Short problem:
All lines from the beginning of the listing through the line with "pt_core23 = ([25.5], [1083])" are to be copied word for word; the pictures are not.
▼
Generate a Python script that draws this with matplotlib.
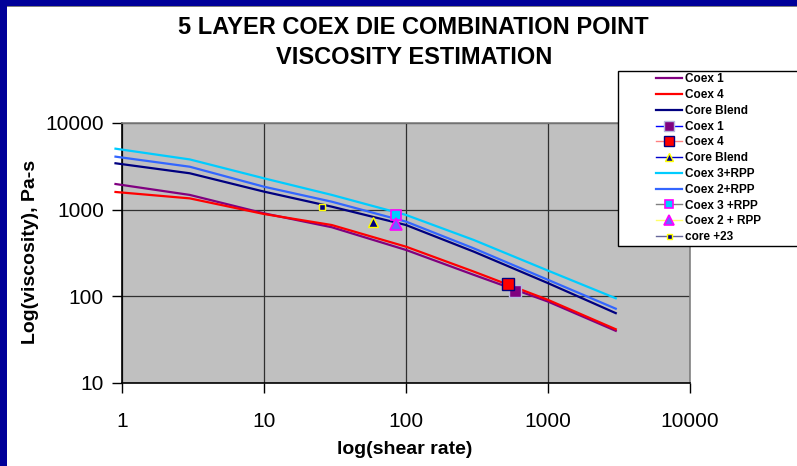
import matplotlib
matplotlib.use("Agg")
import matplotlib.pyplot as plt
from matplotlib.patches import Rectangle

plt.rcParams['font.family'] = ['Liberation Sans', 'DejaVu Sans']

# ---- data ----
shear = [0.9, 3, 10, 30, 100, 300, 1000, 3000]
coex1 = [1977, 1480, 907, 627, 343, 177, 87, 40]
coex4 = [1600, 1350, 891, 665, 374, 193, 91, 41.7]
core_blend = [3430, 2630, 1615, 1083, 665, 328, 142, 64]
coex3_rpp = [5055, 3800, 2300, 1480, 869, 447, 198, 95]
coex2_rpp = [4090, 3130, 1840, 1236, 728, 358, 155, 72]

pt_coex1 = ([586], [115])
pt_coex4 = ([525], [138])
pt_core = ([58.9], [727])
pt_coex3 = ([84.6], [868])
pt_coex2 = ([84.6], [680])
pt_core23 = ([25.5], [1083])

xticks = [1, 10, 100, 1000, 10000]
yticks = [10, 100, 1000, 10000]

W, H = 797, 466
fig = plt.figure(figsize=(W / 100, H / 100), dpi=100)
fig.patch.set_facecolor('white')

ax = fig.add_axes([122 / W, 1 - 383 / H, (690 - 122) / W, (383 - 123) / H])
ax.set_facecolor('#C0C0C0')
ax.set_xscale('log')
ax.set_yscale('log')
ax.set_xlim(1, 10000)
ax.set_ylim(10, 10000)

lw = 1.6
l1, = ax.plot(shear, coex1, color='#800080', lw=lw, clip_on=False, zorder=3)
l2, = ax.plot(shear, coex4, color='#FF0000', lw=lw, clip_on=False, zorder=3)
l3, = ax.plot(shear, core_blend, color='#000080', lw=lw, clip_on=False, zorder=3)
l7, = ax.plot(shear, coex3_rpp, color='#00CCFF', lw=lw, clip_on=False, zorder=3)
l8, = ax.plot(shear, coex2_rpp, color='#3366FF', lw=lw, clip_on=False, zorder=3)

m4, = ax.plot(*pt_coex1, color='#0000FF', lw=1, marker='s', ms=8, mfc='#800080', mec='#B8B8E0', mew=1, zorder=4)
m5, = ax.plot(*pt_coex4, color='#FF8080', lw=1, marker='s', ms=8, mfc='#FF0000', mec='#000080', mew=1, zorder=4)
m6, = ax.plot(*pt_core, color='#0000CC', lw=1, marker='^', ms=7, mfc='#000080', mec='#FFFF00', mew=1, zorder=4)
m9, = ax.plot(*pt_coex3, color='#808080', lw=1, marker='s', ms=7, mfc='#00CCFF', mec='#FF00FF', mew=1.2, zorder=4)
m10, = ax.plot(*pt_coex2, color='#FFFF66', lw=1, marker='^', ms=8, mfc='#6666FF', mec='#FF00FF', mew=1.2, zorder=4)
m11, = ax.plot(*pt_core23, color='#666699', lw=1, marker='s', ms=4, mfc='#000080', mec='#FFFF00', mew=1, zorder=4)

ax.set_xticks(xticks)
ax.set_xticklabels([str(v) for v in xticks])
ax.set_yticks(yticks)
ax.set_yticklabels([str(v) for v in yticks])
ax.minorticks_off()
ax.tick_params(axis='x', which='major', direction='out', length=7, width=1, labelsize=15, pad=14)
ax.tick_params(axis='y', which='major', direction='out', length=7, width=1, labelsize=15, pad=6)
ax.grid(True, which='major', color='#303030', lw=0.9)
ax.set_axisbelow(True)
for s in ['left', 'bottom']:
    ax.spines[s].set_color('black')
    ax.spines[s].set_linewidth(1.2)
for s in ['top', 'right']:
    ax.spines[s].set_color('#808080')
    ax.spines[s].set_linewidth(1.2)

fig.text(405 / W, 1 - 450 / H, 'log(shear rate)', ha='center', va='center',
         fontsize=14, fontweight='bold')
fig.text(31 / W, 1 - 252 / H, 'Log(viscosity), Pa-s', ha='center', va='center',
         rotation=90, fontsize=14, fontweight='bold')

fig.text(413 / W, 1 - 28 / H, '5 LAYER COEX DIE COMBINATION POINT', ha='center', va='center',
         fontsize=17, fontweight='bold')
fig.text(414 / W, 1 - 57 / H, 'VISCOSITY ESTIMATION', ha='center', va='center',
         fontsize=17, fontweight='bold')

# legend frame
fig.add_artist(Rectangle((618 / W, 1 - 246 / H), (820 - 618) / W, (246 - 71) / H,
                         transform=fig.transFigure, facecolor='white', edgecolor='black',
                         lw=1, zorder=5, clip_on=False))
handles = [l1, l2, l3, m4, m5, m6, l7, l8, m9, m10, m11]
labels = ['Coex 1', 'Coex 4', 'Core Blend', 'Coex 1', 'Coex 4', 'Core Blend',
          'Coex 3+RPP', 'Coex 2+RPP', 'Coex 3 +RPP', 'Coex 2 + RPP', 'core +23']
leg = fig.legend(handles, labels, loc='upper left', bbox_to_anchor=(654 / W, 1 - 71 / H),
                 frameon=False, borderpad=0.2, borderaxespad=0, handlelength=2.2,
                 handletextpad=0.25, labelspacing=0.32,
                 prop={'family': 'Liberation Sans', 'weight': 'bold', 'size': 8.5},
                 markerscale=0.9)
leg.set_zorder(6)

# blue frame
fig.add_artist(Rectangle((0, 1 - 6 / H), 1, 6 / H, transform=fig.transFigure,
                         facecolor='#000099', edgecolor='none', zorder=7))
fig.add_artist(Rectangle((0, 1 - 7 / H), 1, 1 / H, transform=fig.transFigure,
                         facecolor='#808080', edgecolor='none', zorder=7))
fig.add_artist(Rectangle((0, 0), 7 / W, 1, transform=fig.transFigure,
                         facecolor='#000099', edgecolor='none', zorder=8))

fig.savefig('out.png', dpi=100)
▲
Full answer:
Generate a Python script that draws this with matplotlib.
import matplotlib
matplotlib.use("Agg")
import matplotlib.pyplot as plt
from matplotlib.patches import Rectangle

plt.rcParams['font.family'] = ['Liberation Sans', 'DejaVu Sans']

# ---- data ----
shear = [0.9, 3, 10, 30, 100, 300, 1000, 3000]
coex1 = [1977, 1480, 907, 627, 343, 177, 87, 40]
coex4 = [1600, 1350, 891, 665, 374, 193, 91, 41.7]
core_blend = [3430, 2630, 1615, 1083, 665, 328, 142, 64]
coex3_rpp = [5055, 3800, 2300, 1480, 869, 447, 198, 95]
coex2_rpp = [4090, 3130, 1840, 1236, 728, 358, 155, 72]

pt_coex1 = ([586], [115])
pt_coex4 = ([525], [138])
pt_core = ([58.9], [727])
pt_coex3 = ([84.6], [868])
pt_coex2 = ([84.6], [680])
pt_core23 = ([25.5], [1083])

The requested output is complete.